I can really relate to how you're feeling. I feel pretty alienated from the 'public face' of the gay community, too. It's not really because I don't feel like I fit in physically though. Sure, I could start going to the gym every day, start waxing my chest and start referring to gel as 'hair product' but I actually just don't want to. I've got other things in my life that are more important.

Sorry, I know that might sound like a real stereotype but I think there's a whole lot of truth in it. On many levels what we mostly see of the gay community is incredibly superficial, ageist, sizest and often quite racist. I mean seriously, there is nothing cool about grown men trying to look like porn-stars. It surprises me that it's just accepted as normal.

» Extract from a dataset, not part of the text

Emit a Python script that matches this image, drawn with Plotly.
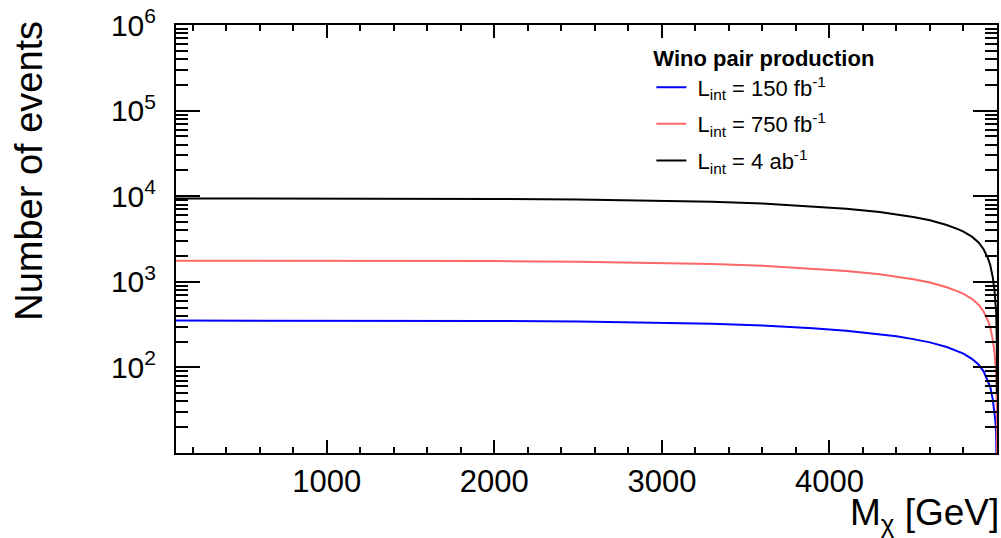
import plotly.graph_objects as go

# Wino mass [GeV]
mass = [100, 500, 1000, 1500, 2000, 2500, 3000, 3300, 3600, 3900, 4100, 4300, 4400,
        4500, 4600, 4700, 4770, 4800, 4850, 4890, 4920, 4945, 4960, 4975, 4985,
        4990, 4995, 4999, 5000]
# Number of events
events_150fb = [352, 352, 352, 351, 349, 344, 333, 323, 308, 287, 268, 245, 231,
                214, 196, 173, 154, 145, 126, 108, 90, 71, 59, 42, 30,
                24, 16.5, 7, 2]
events_750fb = [1762, 1762, 1761, 1755, 1744, 1719, 1665, 1616, 1541, 1434, 1341, 1226, 1153,
                1069, 981, 863, 769, 724, 632, 540, 450, 356, 293, 210, 150,
                122, 83, 36, 9]
events_4ab = [9400, 9400, 9390, 9360, 9300, 9170, 8880, 8620, 8220, 7650, 7150, 6540, 6150,
              5700, 5230, 4600, 4100, 3860, 3370, 2880, 2400, 1900, 1560, 1120, 800,
              650, 440, 190, 50]

series_names = ["\u00a0L<sub>int</sub> = 150 fb<sup>-1</sup>",
                "\u00a0L<sub>int</sub> = 750 fb<sup>-1</sup>",
                "\u00a0L<sub>int</sub> = 4 ab<sup>-1</sup>"]
series_colors = ["#0000ff", "#ff6666", "#000000"]

x_tickvals = [1000, 2000, 3000, 4000]
x_ticktext = ["1000", "2000", "3000", "4000"]
y_tickvals = [1e2, 1e3, 1e4, 1e5, 1e6]
y_ticktext = ["10<sup>2</sup>", "10<sup>3</sup>", "10<sup>4</sup>", "10<sup>5</sup>", "10<sup>6</sup>"]
y_minorvals = [m * 10 ** e for e in range(1, 6) for m in range(2, 10)]
x_minorvals = [v for v in range(200, 5000, 200) if v % 1000 != 0]

FONT = "Liberation Sans, Arial, Helvetica, sans-serif"

fig = go.Figure()
for i, (name, col, ys) in enumerate(zip(series_names, series_colors,
                                        [events_150fb, events_750fb, events_4ab])):
    fig.add_trace(go.Scatter(x=mass, y=ys, mode="lines", name=name,
                             legendgroup=f"g{i}",
                             line=dict(color=col, width=2)))

fig.update_layout(
    width=1001, height=538,
    margin=dict(l=176, r=2, t=25, b=85),
    paper_bgcolor="white", plot_bgcolor="white",
    font=dict(family=FONT, color="black"),
    showlegend=True,
    legend=dict(
        x=0.579, y=0.97, xanchor="left", yanchor="top",
        bgcolor="rgba(255,255,255,0)",
        font=dict(size=22, family=FONT, color="black"),
        title=dict(text="<b>Wino pair production</b>", font=dict(size=22, family=FONT)),
        tracegroupgap=5,
    ),
    xaxis=dict(
        range=[100, 5000],
        showline=True, linecolor="black", linewidth=2, mirror="ticks",
        ticks="inside", ticklen=13, tickwidth=2, tickcolor="black",
        tickmode="array", tickvals=x_tickvals, ticktext=x_ticktext,
        tickfont=dict(size=31, family=FONT, color="black"),
        minor=dict(ticks="inside", ticklen=6, tickwidth=2, tickcolor="black",
                   tickmode="array", tickvals=x_minorvals),
        showgrid=False, zeroline=False,
        ticklabelstandoff=0, ticklabeloverflow="allow",
    ),
    yaxis=dict(
        type="log", range=[1, 6],
        showline=True, linecolor="black", linewidth=2, mirror="ticks",
        ticks="inside", ticklen=24, tickwidth=2, tickcolor="black",
        tickmode="array", tickvals=y_tickvals, ticktext=y_ticktext,
        tickfont=dict(size=30, family=FONT, color="black"),
        minor=dict(ticks="inside", ticklen=12, tickwidth=2, tickcolor="black",
                   tickmode="array", tickvals=y_minorvals),
        showgrid=False, zeroline=False,
        ticklabelstandoff=12, ticklabeloverflow="allow",
    ),
    annotations=[
        dict(text="Number of events", textangle=-90, xref="paper", yref="paper",
             x=-0.18, y=1.015, xanchor="center", yanchor="top", showarrow=False,
             font=dict(size=38, family=FONT, color="black")),
        dict(text="M<sub>χ</sub> [GeV]", xref="paper", yref="paper",
             x=1.005, y=-0.203, xanchor="right", yanchor="bottom", showarrow=False,
             font=dict(size=37, family=FONT, color="black")),
    ],
)

fig.write_html(
    "out.html",
    config={"displayModeBar": False},
    post_script=("document.body.style.margin='0px';"
                 "document.body.style.overflow='hidden';"
                 "document.documentElement.style.overflow='hidden';"),
)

Right, end of rant :=] I guess what I would stress, though is the idea that those sort of things are simply the most obvious things. It's what we see of the gay community in the media, at nightclubs etc. Fortunately, I think the realities are far less superficial. Sure there's a whole bunch of guys who are into that sort of scene. But thankfully, there's also a whole bunch of people who aren't. They're just, strangely, less visible. A bit strangely, I think that the size of the city you live in seems to make a difference- I've found, ironically, that it's easier to meet down to earth gay 'real men' in big cities. I guess it's just the function of a higher population.

I think most people spend a lot of time comparing themselves to others. It's especially hard when those others seem to be incredibly beautiful, built, successful and happy. But again, I think that inner realities can be different. I've meet gay men who are, technically, fucking beautiful. But really, and again I am generalising, I think the inner reality is somewhat different. I'm actually glad I'm not 40 years old, living my life like a porn star/ go-go dancer, planning my weekends around what drugs are available but always making sure I've got viagra cos meth does make it kinda hard to get it up. Ok, I'm painting it a bit thick, but there's a lot of truth there for me.

I hope you feel better about yourself soon, man :=] I know how hard it can be. The bottom line for me is I would far rather be with an average joe with a heart of gold than some buff sex god whose values are pretty much those of an over-sexed 16 year old. Take good care of yourself :=]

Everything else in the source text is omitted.